** Start Exercise materials **

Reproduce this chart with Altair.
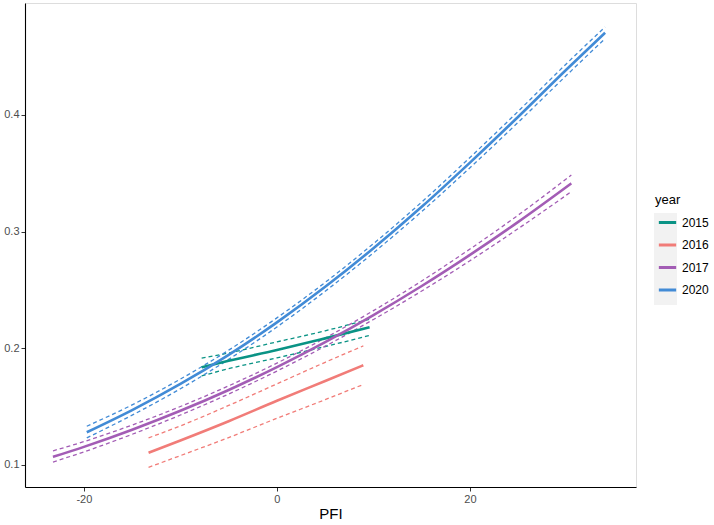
import altair as alt
import pandas as pd

years = ["2015", "2016", "2017", "2020"]
colors = ["#0A9385", "#F17C78", "#A35DB5", "#428BD6"]

# 2015
pfi_2015 = [-7.8, -5, 0, 5, 9.6]
fit_2015 = [0.1837, 0.1893, 0.1985, 0.2085, 0.2180]
upr_2015 = [0.1915, 0.1960, 0.2055, 0.2150, 0.2250]
lwr_2015 = [0.1763, 0.1825, 0.1918, 0.2015, 0.2110]

# 2016
pfi_2016 = [-13.3, -10, -5, 0, 5, 8.95]
fit_2016 = [0.1105, 0.1210, 0.1375, 0.1550, 0.1720, 0.1855]
upr_2016 = [0.1232, 0.1335, 0.1510, 0.1695, 0.1880, 0.2020]
lwr_2016 = [0.0980, 0.1080, 0.1235, 0.1400, 0.1560, 0.1690]

# 2017
pfi_2017 = [-23.2, -20, -15, -10, -5, 0, 5, 10, 15, 20, 25, 30.5]
fit_2017 = [0.1069, 0.1155, 0.1302, 0.1464, 0.1643, 0.1839, 0.2053, 0.2285, 0.2534, 0.2801, 0.3084, 0.3414]
upr_2017 = [0.1121, 0.1200, 0.1342, 0.1501, 0.1678, 0.1873, 0.2088, 0.2323, 0.2577, 0.2851, 0.3142, 0.3485]
lwr_2017 = [0.1025, 0.1112, 0.1263, 0.1428, 0.1608, 0.1805, 0.2018, 0.2247, 0.2491, 0.2751, 0.3026, 0.3343]

# 2020
pfi_2020 = [-19.7, -15, -10, -5, 0, 5, 10, 15, 20, 25, 30, 34.0]
fit_2020 = [0.1280, 0.1470, 0.1694, 0.1944, 0.2222, 0.2527, 0.2858, 0.3213, 0.3592, 0.3985, 0.4390, 0.4705]
upr_2020 = [0.1332, 0.1515, 0.1736, 0.1984, 0.2261, 0.2565, 0.2897, 0.3254, 0.3636, 0.4032, 0.4440, 0.4755]
lwr_2020 = [0.1232, 0.1427, 0.1653, 0.1905, 0.2183, 0.2489, 0.2819, 0.3172, 0.3548, 0.3938, 0.4340, 0.4655]

x_ticks = [-20, 0, 20]
y_ticks = [0.1, 0.2, 0.3, 0.4]

series = [
    ("2015", pfi_2015, fit_2015, upr_2015, lwr_2015),
    ("2016", pfi_2016, fit_2016, upr_2016, lwr_2016),
    ("2017", pfi_2017, fit_2017, upr_2017, lwr_2017),
    ("2020", pfi_2020, fit_2020, upr_2020, lwr_2020),
]
rows = []
for yr, xs, f, u, l in series:
    for a, b, c, d in zip(xs, f, u, l):
        rows.append({"year": yr, "key": "k" + yr, "PFI": a, "fit": b, "upr": c, "lwr": d})
df = pd.DataFrame(rows)

xscale = alt.Scale(domain=[-26.1, 37.2], nice=False, zero=False)
yscale = alt.Scale(domain=[0.0811, 0.496], nice=False, zero=False)
cscale = alt.Scale(domain=years, range=colors)

xaxis = alt.Axis(values=x_ticks, title="PFI", grid=False, titlePadding=2,
                 labelExpr="datum.value < 0 ? '-' + abs(datum.value) : '' + datum.value")
xenc = alt.X("PFI:Q", scale=xscale, axis=xaxis)
base = alt.Chart(df)

def yenc(field):
    return alt.Y(f"{field}:Q", scale=yscale,
                 axis=alt.Axis(values=y_ticks, format=".1f", title=None, grid=False))

dash_layers = []
for fld in ["upr", "lwr"]:
    dash_layers.append(
        base.mark_line(strokeWidth=1.3, strokeDash=[4, 3], interpolate="monotone").encode(
            x=xenc, y=yenc(fld),
            color=alt.Color("year:N", scale=cscale, legend=None),
            detail="year:N",
        )
    )

solid = base.mark_line(strokeWidth=2.6, interpolate="monotone").encode(
    x=xenc, y=yenc("fit"),
    color=alt.Color("year:N", scale=cscale,
                    legend=alt.Legend(orient="none", legendX=630, legendY=191,
                                      title="year", titleFontSize=13, titleFontWeight="normal",
                                      titleColor="#000000", labelFontSize=12, labelColor="#000000",
                                      symbolType="stroke", symbolStrokeWidth=3, symbolSize=300,
                                      symbolOffset=2, rowPadding=5.5, zindex=2)),
)

# legend key backgrounds (marks themselves sit outside the clipped plot area)
keys = base.transform_calculate(off="datum.PFI + 1000").mark_point(
    color="#F2F2F2", fill="#F2F2F2", filled=True, opacity=1, clip=True
).encode(
    x=alt.X("off:Q", scale=xscale, axis=xaxis), y=yenc("fit"),
    shape=alt.Shape("key:N",
                    scale=alt.Scale(domain=["k" + y for y in years], range=["square"] * 4),
                    legend=alt.Legend(orient="none", legendX=629, legendY=210,
                                      title=None, labelExpr="''", labelFontSize=12,
                                      symbolType="square", symbolSize=529,
                                      symbolFillColor="#F2F2F2", symbolStrokeWidth=0,
                                      symbolOpacity=1, rowPadding=0, zindex=1)),
)

chart = alt.layer(keys, *dash_layers, solid).resolve_legend(shape="independent", color="independent").properties(
    width=611, height=484,
    autosize=alt.AutoSizeParams(type="none"),
    padding={"left": 25, "top": 3, "right": 78, "bottom": 38},
).configure_view(stroke=None).configure(
    font="Liberation Sans"
).configure_axis(
    domainColor="#000000", domainWidth=1.1, tickColor="#333333", tickSize=4,
    labelColor="#4D4D4D", labelFontSize=11, labelPadding=2,
    titleColor="#000000", titleFontSize=15, titleFontWeight="normal",
)

chart.save("out.html", embed_options={"renderer": "svg", "actions": False})
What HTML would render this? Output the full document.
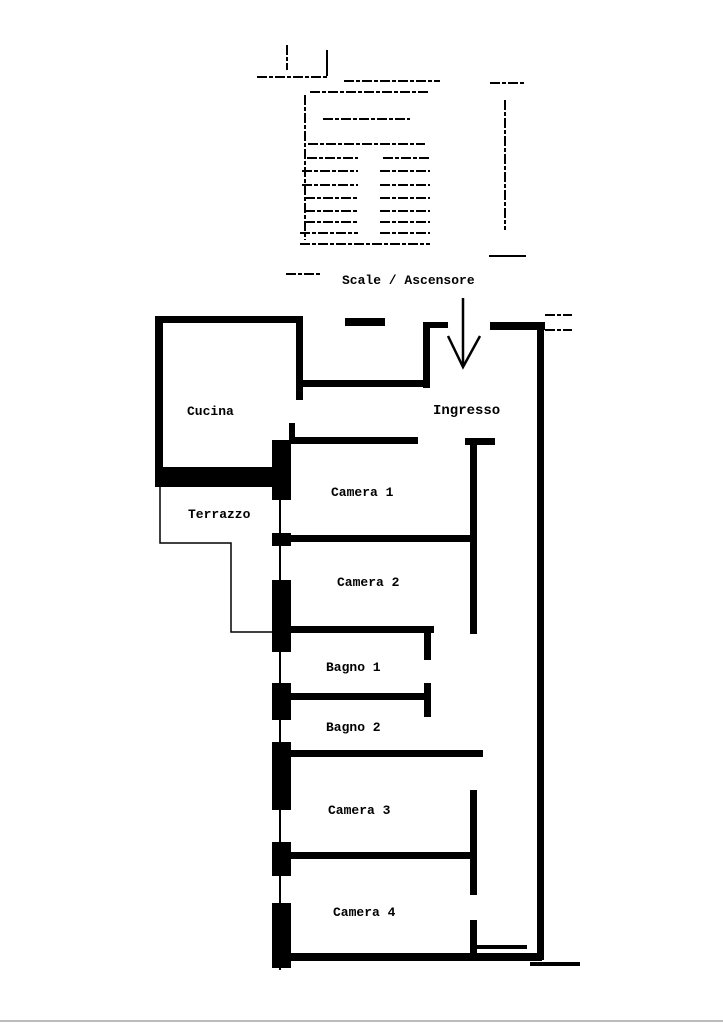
<!DOCTYPE html>
<html><head><style>
html,body{margin:0;padding:0;background:#fff}
svg{display:block}
text{font-family:"Liberation Mono",monospace;font-weight:bold;font-size:13px;fill:#000}
</style></head><body>
<svg width="723" height="1024" viewBox="0 0 723 1024" xmlns="http://www.w3.org/2000/svg">
<rect width="723" height="1024" fill="#fff"/>
<g stroke="#000" stroke-width="2" fill="none" stroke-dasharray="10 2 4 2">
<line x1="257" y1="77" x2="328" y2="77"/>
<line x1="344" y1="81" x2="440" y2="81"/>
<line x1="310" y1="92" x2="428" y2="92"/>
<line x1="323" y1="119" x2="410" y2="119"/>
<line x1="308" y1="144" x2="425" y2="144"/>
<line x1="307" y1="158" x2="358" y2="158"/>
<line x1="383" y1="158" x2="430" y2="158"/>
<line x1="302" y1="171" x2="358" y2="171"/>
<line x1="380" y1="171" x2="430" y2="171"/>
<line x1="302" y1="185" x2="358" y2="185"/>
<line x1="380" y1="185" x2="430" y2="185"/>
<line x1="305" y1="198" x2="358" y2="198"/>
<line x1="380" y1="198" x2="430" y2="198"/>
<line x1="305" y1="211" x2="358" y2="211"/>
<line x1="380" y1="211" x2="430" y2="211"/>
<line x1="305" y1="222" x2="358" y2="222"/>
<line x1="380" y1="222" x2="430" y2="222"/>
<line x1="300" y1="233" x2="358" y2="233"/>
<line x1="380" y1="233" x2="430" y2="233"/>
<line x1="300" y1="244" x2="430" y2="244"/>
<line x1="490" y1="83" x2="525" y2="83"/>
<line x1="505" y1="100" x2="505" y2="230"/>
<line x1="305" y1="95" x2="305" y2="240"/>
<line x1="287" y1="45" x2="287" y2="70"/>
<line x1="286" y1="274" x2="322" y2="274"/>
<line x1="545" y1="315" x2="572" y2="315"/>
<line x1="545" y1="330" x2="572" y2="330"/>
</g>
<line x1="489" y1="256" x2="526" y2="256" stroke="#000" stroke-width="2"/>
<line x1="327" y1="50" x2="327" y2="76" stroke="#000" stroke-width="2"/>
<text x="342" y="284">Scale / Ascensore</text>
<g stroke="#000" stroke-width="2.5" fill="none">
<line x1="463" y1="298" x2="463" y2="367"/>
<polyline points="448,336 463,367 480,336"/>
</g>
<polyline points="160,487 160,543 231,543 231,632 282,632" stroke="#000" stroke-width="1.5" fill="none"/>
<line x1="280" y1="440" x2="280" y2="970" stroke="#000" stroke-width="2"/>
<g fill="#000">
<rect x="155" y="316" width="148" height="7"/>
<rect x="155" y="316" width="8" height="170"/>
<rect x="155" y="467" width="135" height="20"/>
<rect x="296" y="318" width="7" height="82"/>
<rect x="298" y="380" width="132" height="7"/>
<rect x="423" y="322" width="7" height="66"/>
<rect x="423" y="322" width="25" height="6"/>
<rect x="345" y="318" width="40" height="8"/>
<rect x="490" y="322" width="55" height="8"/>
<rect x="537" y="322" width="7" height="638"/>
<rect x="272" y="953" width="270" height="8"/>
<rect x="530" y="962" width="50" height="4"/>
<rect x="272" y="440" width="19" height="60"/>
<rect x="289" y="423" width="6" height="20"/>
<rect x="272" y="533" width="19" height="13"/>
<rect x="272" y="580" width="19" height="72"/>
<rect x="272" y="683" width="19" height="37"/>
<rect x="272" y="742" width="19" height="68"/>
<rect x="272" y="842" width="19" height="34"/>
<rect x="272" y="903" width="19" height="65"/>
<rect x="290" y="437" width="128" height="7"/>
<rect x="290" y="535" width="184" height="7"/>
<rect x="290" y="626" width="144" height="7"/>
<rect x="424" y="626" width="7" height="34"/>
<rect x="290" y="693" width="140" height="7"/>
<rect x="424" y="683" width="7" height="34"/>
<rect x="290" y="750" width="193" height="7"/>
<rect x="290" y="852" width="184" height="7"/>
<rect x="470" y="440" width="7" height="194"/>
<rect x="465" y="438" width="30" height="7"/>
<rect x="470" y="790" width="7" height="105"/>
<rect x="470" y="920" width="7" height="36"/>
<rect x="477" y="945" width="50" height="4"/>
</g>
<rect x="0" y="1020" width="723" height="2" fill="#bbb"/>
<text x="187" y="415">Cucina</text>
<text x="433" y="414" style="font-size:14px">Ingresso</text>
<text x="331" y="496">Camera 1</text>
<text x="188" y="518">Terrazzo</text>
<text x="337" y="586">Camera 2</text>
<text x="326" y="671">Bagno 1</text>
<text x="326" y="731">Bagno 2</text>
<text x="328" y="814">Camera 3</text>
<text x="333" y="916">Camera 4</text>
</svg>
</body></html>
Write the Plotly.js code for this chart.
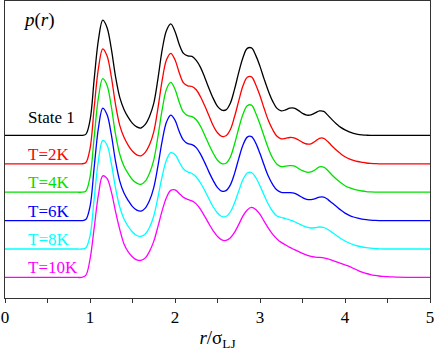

** End Exercise materials **

* Problem requirements
Restate the data word for word from its first line through the line with "lwr_2015 = [0.1763, 0.1825, 0.1918, 0.2015, 0.2110]", leaving out any picture along the way.

* Finished task
Reproduce this chart with Altair.
import altair as alt
import pandas as pd

years = ["2015", "2016", "2017", "2020"]
colors = ["#0A9385", "#F17C78", "#A35DB5", "#428BD6"]

# 2015
pfi_2015 = [-7.8, -5, 0, 5, 9.6]
fit_2015 = [0.1837, 0.1893, 0.1985, 0.2085, 0.2180]
upr_2015 = [0.1915, 0.1960, 0.2055, 0.2150, 0.2250]
lwr_2015 = [0.1763, 0.1825, 0.1918, 0.2015, 0.2110]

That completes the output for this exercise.